Cryptocurrencies like bitcoin have had a significant impact on financial services and the world of money. Not only are they providing the whole world with a new way of transferring value, but they are also solving some of the problems inherent in the way monetary systems operate. They are a building block for financial autonomy.
Tied to this positive movement, though, are the vices that accompany every sort of financial service, system and product. Terms like bitcoin scam or cryptocurrency scam are hardly a new phenomenon and this is chiefly because of some individuals that have adopted digital currencies as an avenue for predatory behaviour.
The fact that bitcoin and cryptocurrencies are still a new concept for many, plus the extremely high valuations that these digital currencies have registered in the past makes the cryptocurrency space an ideal environment for scam artists trying to take advantage of people.
One very fresh example is how in March 2018 over 27,000 people in South Africa are reported to have lost over US$50 million to a scam called BTC Global. The alleged scam artists got the better of people by convincing them that their funds, sent as bitcoin to a specific wallet, would be invested. This bitcoin scam operated like a Ponzi scheme, encouraging people to pour money into a fund with some “returns” distributed sparsely before the entire thing collapsed.
This doesn’t mean that all activity in the cryptocurrency space is dishonest, though.
The majority of the visible, serious players are actually using these currencies to solve real problems. The important thing for anyone trying to get involved in cryptocurrencies is to know how to identify what might turn out to be a bitcoin scam and deal with it cautiously.
If you do not want to be a victim of a bitcoin scam, we have listed five things that should give you some reason to pause before engaging in business with a cryptocurrency outfit.

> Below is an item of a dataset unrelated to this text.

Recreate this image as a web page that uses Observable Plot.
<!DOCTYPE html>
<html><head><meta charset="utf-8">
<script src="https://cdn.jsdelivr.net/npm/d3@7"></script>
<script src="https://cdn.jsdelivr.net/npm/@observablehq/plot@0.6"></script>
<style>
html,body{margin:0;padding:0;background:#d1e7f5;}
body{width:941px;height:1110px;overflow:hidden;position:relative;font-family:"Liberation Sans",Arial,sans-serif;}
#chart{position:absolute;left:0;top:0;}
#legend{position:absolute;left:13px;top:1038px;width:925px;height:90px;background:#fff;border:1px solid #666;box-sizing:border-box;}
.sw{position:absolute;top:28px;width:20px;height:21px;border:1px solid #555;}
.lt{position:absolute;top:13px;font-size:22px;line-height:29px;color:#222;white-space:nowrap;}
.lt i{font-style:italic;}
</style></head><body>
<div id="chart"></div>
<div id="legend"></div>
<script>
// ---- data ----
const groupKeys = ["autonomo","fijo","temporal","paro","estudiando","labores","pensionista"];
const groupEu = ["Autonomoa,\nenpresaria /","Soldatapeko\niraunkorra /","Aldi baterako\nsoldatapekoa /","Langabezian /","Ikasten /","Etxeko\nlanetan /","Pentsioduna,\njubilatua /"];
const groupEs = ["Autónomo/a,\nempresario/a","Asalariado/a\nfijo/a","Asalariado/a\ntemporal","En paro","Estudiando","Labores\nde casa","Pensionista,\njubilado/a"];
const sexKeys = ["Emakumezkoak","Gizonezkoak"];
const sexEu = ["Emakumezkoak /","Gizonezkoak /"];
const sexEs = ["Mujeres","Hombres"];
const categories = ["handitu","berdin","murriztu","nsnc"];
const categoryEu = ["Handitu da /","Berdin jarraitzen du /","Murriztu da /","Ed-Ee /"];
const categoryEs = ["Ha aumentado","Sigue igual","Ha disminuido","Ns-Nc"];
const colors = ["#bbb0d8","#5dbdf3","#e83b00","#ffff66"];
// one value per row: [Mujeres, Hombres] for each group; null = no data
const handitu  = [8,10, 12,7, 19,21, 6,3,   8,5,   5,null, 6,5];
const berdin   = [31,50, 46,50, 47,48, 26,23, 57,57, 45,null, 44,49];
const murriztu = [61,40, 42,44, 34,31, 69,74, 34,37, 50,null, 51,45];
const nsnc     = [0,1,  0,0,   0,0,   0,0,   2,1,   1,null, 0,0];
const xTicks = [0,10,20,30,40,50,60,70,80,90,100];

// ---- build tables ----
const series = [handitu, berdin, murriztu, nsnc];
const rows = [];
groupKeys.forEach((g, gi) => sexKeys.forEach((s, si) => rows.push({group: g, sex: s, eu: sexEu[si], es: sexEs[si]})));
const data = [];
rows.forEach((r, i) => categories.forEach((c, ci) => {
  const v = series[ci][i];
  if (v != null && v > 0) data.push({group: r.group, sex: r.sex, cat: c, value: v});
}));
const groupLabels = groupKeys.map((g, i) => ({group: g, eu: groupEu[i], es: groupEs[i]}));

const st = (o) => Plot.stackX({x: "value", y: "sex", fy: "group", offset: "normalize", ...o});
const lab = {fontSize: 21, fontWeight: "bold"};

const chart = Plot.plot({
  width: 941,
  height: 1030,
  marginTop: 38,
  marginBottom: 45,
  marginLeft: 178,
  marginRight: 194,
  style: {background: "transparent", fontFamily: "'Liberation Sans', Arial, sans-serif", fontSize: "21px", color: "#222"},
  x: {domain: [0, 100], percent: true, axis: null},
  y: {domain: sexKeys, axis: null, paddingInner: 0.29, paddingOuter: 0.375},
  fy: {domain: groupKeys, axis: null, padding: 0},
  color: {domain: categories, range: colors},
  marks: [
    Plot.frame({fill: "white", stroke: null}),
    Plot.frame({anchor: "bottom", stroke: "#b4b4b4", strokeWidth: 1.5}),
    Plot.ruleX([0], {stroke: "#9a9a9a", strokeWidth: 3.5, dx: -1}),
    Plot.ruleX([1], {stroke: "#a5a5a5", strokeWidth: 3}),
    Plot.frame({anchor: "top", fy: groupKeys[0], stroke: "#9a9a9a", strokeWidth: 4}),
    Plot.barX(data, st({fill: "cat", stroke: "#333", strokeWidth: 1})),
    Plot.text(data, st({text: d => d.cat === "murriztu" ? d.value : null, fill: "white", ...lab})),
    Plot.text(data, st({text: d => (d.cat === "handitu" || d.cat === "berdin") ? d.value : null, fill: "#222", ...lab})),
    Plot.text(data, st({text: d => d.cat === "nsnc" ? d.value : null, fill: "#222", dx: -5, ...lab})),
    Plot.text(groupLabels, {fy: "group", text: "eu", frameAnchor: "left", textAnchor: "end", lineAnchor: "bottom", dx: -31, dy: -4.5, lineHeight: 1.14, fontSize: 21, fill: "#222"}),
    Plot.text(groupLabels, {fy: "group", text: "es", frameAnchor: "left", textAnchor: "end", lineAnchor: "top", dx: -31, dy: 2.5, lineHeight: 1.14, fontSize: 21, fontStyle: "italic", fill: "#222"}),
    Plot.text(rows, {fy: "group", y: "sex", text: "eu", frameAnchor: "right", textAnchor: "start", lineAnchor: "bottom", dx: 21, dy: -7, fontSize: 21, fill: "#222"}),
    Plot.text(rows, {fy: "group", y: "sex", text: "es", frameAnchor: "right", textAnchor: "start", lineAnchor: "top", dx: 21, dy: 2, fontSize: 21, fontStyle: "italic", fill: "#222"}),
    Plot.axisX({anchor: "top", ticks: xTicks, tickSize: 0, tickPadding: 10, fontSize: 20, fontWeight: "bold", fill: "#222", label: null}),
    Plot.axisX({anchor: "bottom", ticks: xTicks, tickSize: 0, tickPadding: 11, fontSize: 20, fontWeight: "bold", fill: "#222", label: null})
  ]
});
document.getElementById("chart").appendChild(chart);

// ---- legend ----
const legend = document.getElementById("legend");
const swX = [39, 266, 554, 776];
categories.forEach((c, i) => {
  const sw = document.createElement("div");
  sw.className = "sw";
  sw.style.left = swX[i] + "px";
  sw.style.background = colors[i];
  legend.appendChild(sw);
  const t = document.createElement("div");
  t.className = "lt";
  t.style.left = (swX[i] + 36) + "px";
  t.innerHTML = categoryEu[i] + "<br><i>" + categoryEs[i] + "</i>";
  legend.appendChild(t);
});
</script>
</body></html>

How to spot a potential bitcoin scam (or any other cryptocurrency scam)
- Huge and guaranteed returns
If any sort of investment offers unusually high rates of return it should be approached with a lot of caution. In the case of BTC Global, investors were guaranteed a 14% return per week, a figure which far exceeds what investment funds guarantee. If you are not sure whether what’s being offered is an abnormally high rate, it is worth asking a financial service professional or at the very least check on Google what the average return on certain investments comes down to. If all of that seems out of reach, just ask someone from your very own bank. They will have someone who can help you understand this.

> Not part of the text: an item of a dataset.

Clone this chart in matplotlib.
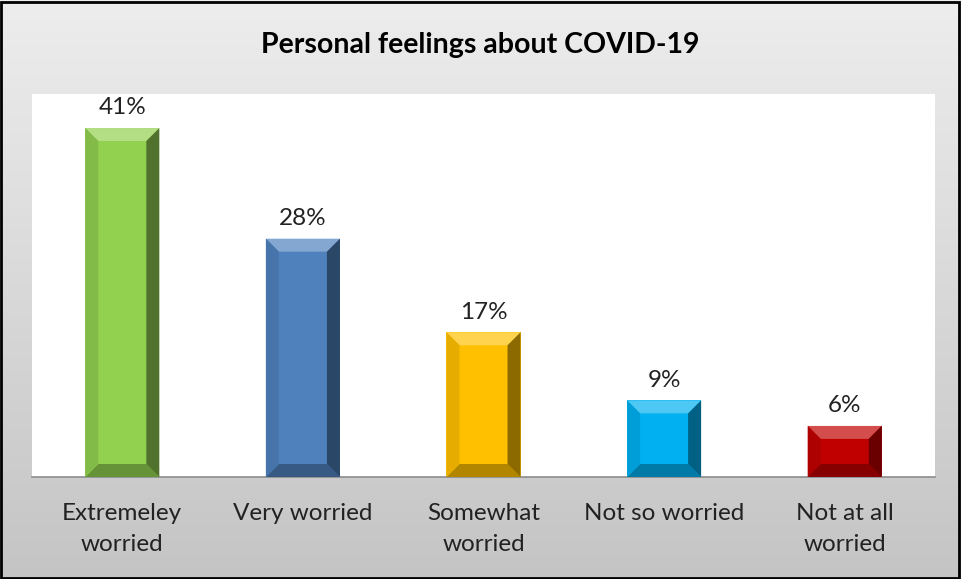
import matplotlib.pyplot as plt
import numpy as np
from matplotlib.patches import Polygon, Rectangle
from matplotlib.transforms import IdentityTransform
from matplotlib.colors import to_rgb

categorias = ['Extremeley\nworried', 'Very worried', 'Somewhat\nworried', 'Not so worried', 'Not at all\nworried']
valores = [41, 28, 17, 9, 6]
colores = ['#92d050', '#4f81bd', '#ffc000', '#00b0f0', '#c00000']

plt.rcParams['font.family'] = ['Lato', 'DejaVu Sans']

fig = plt.figure(figsize=(9.61, 5.79), dpi=100)

# fondo degradado
fondo = fig.add_axes([0, 0, 1, 1], zorder=-10)
grad = np.linspace(0.93, 0.77, 256).reshape(-1, 1)
fondo.imshow(np.dstack([grad, grad, grad]), aspect='auto', extent=[0, 1, 0, 1])
fondo.set_axis_off()
fig.patches.append(Rectangle((0.001, 0.002), 0.997, 0.995, transform=fig.transFigure,
                             fill=False, edgecolor='black', linewidth=2))

ax = fig.add_axes([32 / 961, 1 - 477 / 579, 903 / 961, 383 / 579])
x = np.arange(len(valores))
barras = ax.bar(x, valores, width=0.41, color=colores, zorder=2)
ax.set_xlim(-0.5, len(valores) - 0.5)
ax.set_ylim(0, 45)
ax.set_yticks([])
ax.set_xticks(x, categorias, fontsize=17.5, color='#222222', linespacing=1.55)
ax.tick_params(axis='x', length=0, pad=19)
for lado in ['top', 'left', 'right']:
    ax.spines[lado].set_visible(False)
ax.spines['bottom'].set_color('#8c8c8c')
ax.spines['bottom'].set_linewidth(1.2)

fig.canvas.draw()


def mezclar(c, f):
    c = np.array(to_rgb(c))
    if f > 0:
        return tuple(c + (1 - c) * f)
    return tuple(c * (1 + f))


# efecto bisel
for b, col in zip(barras, colores):
    bb = b.get_window_extent()
    x0, y0, x1, y1 = bb.x0, bb.y0, bb.x1, bb.y1
    d = min(13, (y1 - y0) / 2)
    caras = [
        ([(x0, y1), (x1, y1), (x1 - d, y1 - d), (x0 + d, y1 - d)], 0.3),
        ([(x0, y0), (x1, y0), (x1 - d, y0 + d), (x0 + d, y0 + d)], -0.3),
        ([(x1, y0), (x1, y1), (x1 - d, y1 - d), (x1 - d, y0 + d)], -0.45),
        ([(x0, y0), (x0, y1), (x0 + d, y1 - d), (x0 + d, y0 + d)], -0.1),
    ]
    for pts, f in caras:
        ax.add_patch(Polygon(pts, closed=True, transform=IdentityTransform(),
                             facecolor=mezclar(col, f), edgecolor='none', zorder=3))

for xi, v in zip(x, valores):
    ax.annotate(f'{v}%', (xi, v), xytext=(0, 7), textcoords='offset points',
                ha='center', va='bottom', fontsize=17.5, color='#222222')

fig.text(0.5, 1 - 45 / 579, 'Personal feelings about COVID-19', ha='center', va='center',
         fontsize=20.5, fontweight='bold', color='black')

plt.savefig('out.png', dpi=100)
plt.close()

- Limited information on the company or business
Where is this company from? Where are its offices? Who runs it? Who have they dealt with in the past? Have they been covered by the mainstream media? Anyone or any company handling people’s money has an obligation to share a fair amount of information about themselves. This includes the team handling our money (or at least the lead investor) and their track record. Unlike making sausages, investing people’s funds, in whichever currency, calls for transparency, accountability and traceability. If these conditions are not being met, then caution is advised.
- A suspiciously poor website
Investment houses are supposed to be well-resourced outfits that provide services which give investors confidence. This means operating a site that displays a certain level of professionalism. Sites like the one used for BTC Global that have very basic content that could pass for amateur work and not a lot of information on the operation should be investigated thoroughly before any money is sent to any of their wallets.
- Limited investment in product and service awareness, branding
This ties in with the website design. Any investment fund or firm has to have some content that communicates who they are and how serious they are taking their responsibility as a money/cryptocurrency business. There should be some decent investment in this area, especially if the outfit can guarantee pots of money in interest every week.
- A digital footprint that questions the company’s legitimacy
This is the digital age. The most obvious way to get information on anyone who will handle your cryptocurrency or money is to Google the name of the business, the names of their investment manager and their team. Look at news articles, references and even ratings. After a number of search results, you should have a fair appreciation of how legitimate a business or an “investment guru” is. If the results turn up a number of mentions of the company as a bitcoin scam or Ponzi scheme then it might be worth it to put brakes on that investment.
These five are the most common things to watch for, but there are bound to be other signs that those who have come across such scams might have picked up. Always do some research on who you buy your cryptocurrency from or who you send it to.